_Data records_.
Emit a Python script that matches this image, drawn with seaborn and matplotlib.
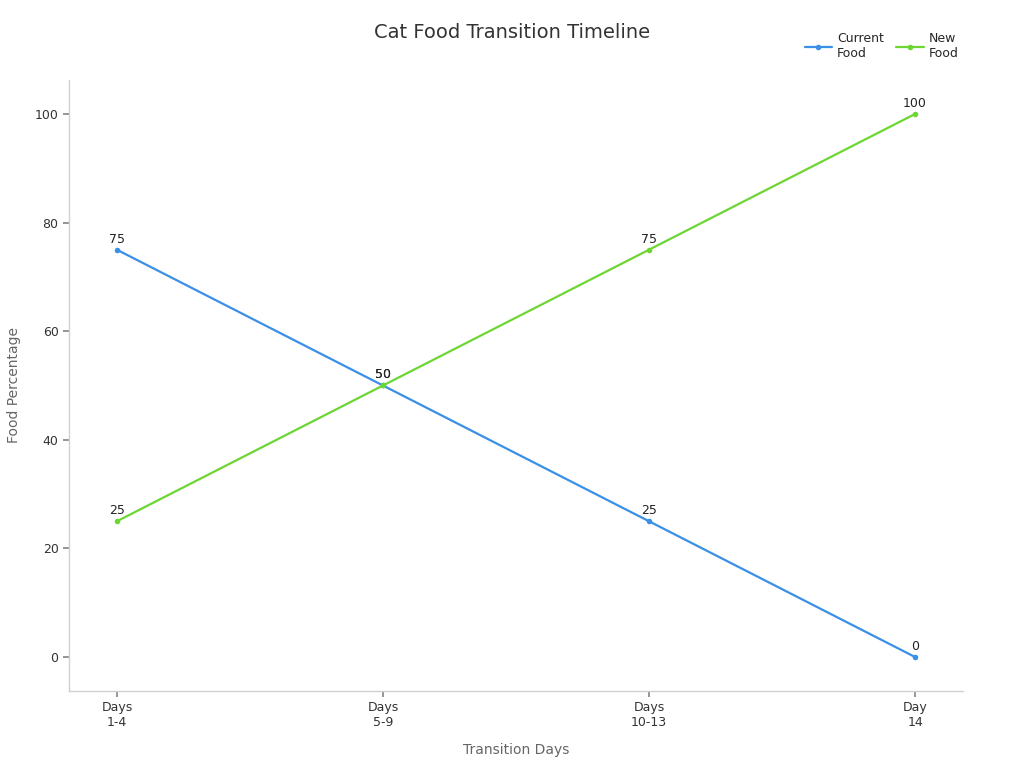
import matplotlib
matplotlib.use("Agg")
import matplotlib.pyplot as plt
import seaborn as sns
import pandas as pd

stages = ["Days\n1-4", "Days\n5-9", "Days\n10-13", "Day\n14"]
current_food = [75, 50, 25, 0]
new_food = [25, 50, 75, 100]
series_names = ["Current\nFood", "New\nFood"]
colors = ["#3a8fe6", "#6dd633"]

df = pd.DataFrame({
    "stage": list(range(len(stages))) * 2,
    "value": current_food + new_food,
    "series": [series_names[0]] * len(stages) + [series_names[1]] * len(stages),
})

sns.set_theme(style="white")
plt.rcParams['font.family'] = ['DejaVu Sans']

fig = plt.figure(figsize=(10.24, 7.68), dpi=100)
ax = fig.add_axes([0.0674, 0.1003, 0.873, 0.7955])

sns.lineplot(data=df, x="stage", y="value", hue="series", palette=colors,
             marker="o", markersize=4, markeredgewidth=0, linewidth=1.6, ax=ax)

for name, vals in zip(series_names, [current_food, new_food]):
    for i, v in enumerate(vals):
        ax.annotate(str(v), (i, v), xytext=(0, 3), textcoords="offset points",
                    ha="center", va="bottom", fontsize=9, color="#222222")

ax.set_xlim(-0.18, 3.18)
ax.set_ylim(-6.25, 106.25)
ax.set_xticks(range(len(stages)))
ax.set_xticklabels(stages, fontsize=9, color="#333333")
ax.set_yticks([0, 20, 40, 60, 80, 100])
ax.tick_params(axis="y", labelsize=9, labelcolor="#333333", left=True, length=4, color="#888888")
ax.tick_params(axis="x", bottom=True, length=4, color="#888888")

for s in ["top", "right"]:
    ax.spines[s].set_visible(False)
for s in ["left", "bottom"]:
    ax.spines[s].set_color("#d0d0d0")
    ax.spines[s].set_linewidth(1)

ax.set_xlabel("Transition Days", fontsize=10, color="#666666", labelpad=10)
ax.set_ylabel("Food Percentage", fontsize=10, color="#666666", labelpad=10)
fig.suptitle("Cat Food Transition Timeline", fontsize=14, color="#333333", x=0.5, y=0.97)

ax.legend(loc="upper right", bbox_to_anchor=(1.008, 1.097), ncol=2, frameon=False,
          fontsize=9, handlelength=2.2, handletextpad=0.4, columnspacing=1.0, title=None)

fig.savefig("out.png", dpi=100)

...

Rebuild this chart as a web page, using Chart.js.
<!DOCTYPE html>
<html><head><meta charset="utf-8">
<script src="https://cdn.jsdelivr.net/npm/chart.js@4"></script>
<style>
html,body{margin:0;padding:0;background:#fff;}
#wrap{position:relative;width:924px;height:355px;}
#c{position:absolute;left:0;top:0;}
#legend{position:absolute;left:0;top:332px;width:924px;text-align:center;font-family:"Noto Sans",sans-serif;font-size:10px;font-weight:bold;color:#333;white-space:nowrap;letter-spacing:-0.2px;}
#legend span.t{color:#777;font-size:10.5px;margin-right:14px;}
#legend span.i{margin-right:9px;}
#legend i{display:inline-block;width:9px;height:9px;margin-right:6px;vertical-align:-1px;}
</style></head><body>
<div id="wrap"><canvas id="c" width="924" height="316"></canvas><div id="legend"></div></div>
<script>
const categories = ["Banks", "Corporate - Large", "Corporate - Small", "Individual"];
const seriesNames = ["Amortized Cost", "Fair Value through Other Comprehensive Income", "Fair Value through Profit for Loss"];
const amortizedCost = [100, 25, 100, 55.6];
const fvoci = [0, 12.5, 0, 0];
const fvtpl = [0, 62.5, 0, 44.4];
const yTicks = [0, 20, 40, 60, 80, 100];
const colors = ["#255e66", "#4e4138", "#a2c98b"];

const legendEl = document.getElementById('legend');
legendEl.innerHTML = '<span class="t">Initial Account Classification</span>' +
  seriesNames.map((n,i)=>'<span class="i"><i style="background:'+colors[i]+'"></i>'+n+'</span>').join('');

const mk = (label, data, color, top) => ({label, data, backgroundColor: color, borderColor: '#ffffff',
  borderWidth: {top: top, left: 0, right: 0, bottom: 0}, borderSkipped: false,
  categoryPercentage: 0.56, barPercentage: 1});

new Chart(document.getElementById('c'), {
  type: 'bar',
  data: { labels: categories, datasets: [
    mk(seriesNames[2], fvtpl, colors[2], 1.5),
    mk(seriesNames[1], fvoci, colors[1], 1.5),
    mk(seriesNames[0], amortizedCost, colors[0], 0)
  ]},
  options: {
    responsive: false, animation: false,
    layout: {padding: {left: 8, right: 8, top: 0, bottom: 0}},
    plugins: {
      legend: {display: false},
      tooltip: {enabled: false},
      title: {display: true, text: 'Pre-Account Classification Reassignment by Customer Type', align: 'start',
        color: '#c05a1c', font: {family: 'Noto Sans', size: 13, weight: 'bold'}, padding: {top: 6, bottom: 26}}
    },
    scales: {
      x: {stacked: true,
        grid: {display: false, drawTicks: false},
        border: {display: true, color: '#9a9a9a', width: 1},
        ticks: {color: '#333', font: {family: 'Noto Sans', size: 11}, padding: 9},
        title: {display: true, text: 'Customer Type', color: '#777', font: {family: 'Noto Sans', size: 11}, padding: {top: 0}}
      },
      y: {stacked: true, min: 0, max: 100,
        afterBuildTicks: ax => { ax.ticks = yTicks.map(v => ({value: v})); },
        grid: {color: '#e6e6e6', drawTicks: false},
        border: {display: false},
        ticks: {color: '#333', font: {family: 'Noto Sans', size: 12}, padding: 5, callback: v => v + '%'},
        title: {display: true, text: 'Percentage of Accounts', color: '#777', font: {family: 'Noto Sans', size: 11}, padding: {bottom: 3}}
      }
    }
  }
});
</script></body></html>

---

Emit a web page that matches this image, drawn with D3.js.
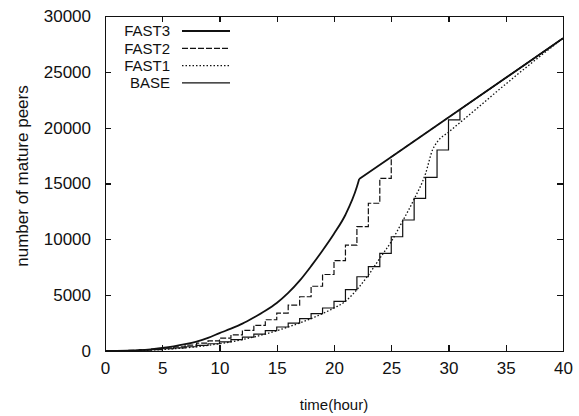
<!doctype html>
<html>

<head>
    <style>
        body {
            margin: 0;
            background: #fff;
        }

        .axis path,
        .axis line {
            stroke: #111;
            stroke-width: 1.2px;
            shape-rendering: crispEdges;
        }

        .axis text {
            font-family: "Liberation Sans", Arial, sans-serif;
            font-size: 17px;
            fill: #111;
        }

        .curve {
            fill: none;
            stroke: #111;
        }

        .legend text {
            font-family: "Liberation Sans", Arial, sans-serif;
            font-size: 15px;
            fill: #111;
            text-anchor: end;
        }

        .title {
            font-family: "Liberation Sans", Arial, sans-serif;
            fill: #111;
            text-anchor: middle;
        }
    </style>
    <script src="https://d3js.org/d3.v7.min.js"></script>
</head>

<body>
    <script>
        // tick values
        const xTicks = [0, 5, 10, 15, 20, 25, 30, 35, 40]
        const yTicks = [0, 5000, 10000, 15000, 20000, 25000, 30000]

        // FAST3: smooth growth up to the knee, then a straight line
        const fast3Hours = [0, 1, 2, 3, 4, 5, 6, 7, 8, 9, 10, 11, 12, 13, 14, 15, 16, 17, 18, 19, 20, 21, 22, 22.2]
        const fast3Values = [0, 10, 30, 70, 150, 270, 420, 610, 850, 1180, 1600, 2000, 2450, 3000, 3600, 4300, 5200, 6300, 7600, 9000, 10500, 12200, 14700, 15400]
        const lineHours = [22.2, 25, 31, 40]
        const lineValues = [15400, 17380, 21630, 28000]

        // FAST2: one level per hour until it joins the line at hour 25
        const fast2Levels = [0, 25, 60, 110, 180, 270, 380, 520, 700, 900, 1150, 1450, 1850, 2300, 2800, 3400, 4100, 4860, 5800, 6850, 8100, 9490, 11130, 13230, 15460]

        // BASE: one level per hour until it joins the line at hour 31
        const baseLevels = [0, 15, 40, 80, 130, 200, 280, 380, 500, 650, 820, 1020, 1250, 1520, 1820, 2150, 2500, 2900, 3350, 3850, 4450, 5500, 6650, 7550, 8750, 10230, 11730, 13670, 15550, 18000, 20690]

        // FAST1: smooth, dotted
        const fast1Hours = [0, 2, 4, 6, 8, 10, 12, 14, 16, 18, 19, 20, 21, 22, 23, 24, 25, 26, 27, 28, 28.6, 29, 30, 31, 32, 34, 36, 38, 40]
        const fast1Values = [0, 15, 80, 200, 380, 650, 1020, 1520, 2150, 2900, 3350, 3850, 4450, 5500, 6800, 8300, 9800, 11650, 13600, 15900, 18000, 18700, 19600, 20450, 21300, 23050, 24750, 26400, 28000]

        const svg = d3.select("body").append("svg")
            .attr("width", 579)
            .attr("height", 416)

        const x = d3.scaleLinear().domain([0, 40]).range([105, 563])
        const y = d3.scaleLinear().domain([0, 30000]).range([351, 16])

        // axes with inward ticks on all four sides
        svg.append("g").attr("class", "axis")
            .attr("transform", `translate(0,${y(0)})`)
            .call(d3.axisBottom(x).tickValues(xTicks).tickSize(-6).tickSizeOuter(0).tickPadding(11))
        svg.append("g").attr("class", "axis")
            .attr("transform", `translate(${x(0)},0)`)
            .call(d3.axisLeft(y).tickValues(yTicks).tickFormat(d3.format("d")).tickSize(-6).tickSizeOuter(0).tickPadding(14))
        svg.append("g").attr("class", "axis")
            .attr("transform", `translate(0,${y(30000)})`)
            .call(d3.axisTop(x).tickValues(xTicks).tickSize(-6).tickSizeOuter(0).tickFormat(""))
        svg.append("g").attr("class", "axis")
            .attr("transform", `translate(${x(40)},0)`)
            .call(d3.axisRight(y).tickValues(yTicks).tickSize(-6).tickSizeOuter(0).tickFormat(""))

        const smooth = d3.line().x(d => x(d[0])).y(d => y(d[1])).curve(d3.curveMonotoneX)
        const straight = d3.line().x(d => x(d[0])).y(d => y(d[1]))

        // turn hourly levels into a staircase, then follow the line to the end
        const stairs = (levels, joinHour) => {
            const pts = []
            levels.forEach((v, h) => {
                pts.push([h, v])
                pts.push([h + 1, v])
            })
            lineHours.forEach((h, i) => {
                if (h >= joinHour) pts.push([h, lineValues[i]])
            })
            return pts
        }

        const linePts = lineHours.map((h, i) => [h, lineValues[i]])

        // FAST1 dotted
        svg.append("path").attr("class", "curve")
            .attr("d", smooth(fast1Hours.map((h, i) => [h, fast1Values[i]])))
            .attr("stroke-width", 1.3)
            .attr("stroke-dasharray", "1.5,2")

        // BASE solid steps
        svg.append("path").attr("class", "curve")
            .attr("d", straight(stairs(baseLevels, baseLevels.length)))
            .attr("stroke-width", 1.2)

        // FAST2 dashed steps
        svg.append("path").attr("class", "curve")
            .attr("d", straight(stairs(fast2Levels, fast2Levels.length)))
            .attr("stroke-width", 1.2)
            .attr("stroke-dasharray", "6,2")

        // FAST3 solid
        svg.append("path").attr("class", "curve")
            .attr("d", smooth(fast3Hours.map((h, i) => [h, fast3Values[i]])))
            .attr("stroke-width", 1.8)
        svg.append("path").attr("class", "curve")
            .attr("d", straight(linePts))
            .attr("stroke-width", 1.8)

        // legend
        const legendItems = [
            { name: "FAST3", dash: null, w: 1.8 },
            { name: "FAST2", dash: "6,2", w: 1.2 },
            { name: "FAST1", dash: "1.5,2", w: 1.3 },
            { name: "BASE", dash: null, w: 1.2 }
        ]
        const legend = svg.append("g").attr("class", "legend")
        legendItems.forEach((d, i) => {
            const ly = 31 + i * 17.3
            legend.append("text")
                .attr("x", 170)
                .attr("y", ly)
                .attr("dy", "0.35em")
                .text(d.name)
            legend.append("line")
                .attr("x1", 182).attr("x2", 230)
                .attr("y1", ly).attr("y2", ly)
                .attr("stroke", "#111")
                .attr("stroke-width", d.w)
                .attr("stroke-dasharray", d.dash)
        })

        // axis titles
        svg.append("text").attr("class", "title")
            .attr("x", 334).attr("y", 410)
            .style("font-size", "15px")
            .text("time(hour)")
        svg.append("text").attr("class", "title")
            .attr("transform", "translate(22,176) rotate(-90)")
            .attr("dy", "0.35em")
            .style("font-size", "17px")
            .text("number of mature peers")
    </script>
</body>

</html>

_Problem requirements_.
Identify every line above that includes the word "seaborn", and show those lines.

_Written reply_.
Emit a Python script that matches this image, drawn with seaborn and matplotlib.
import seaborn as sns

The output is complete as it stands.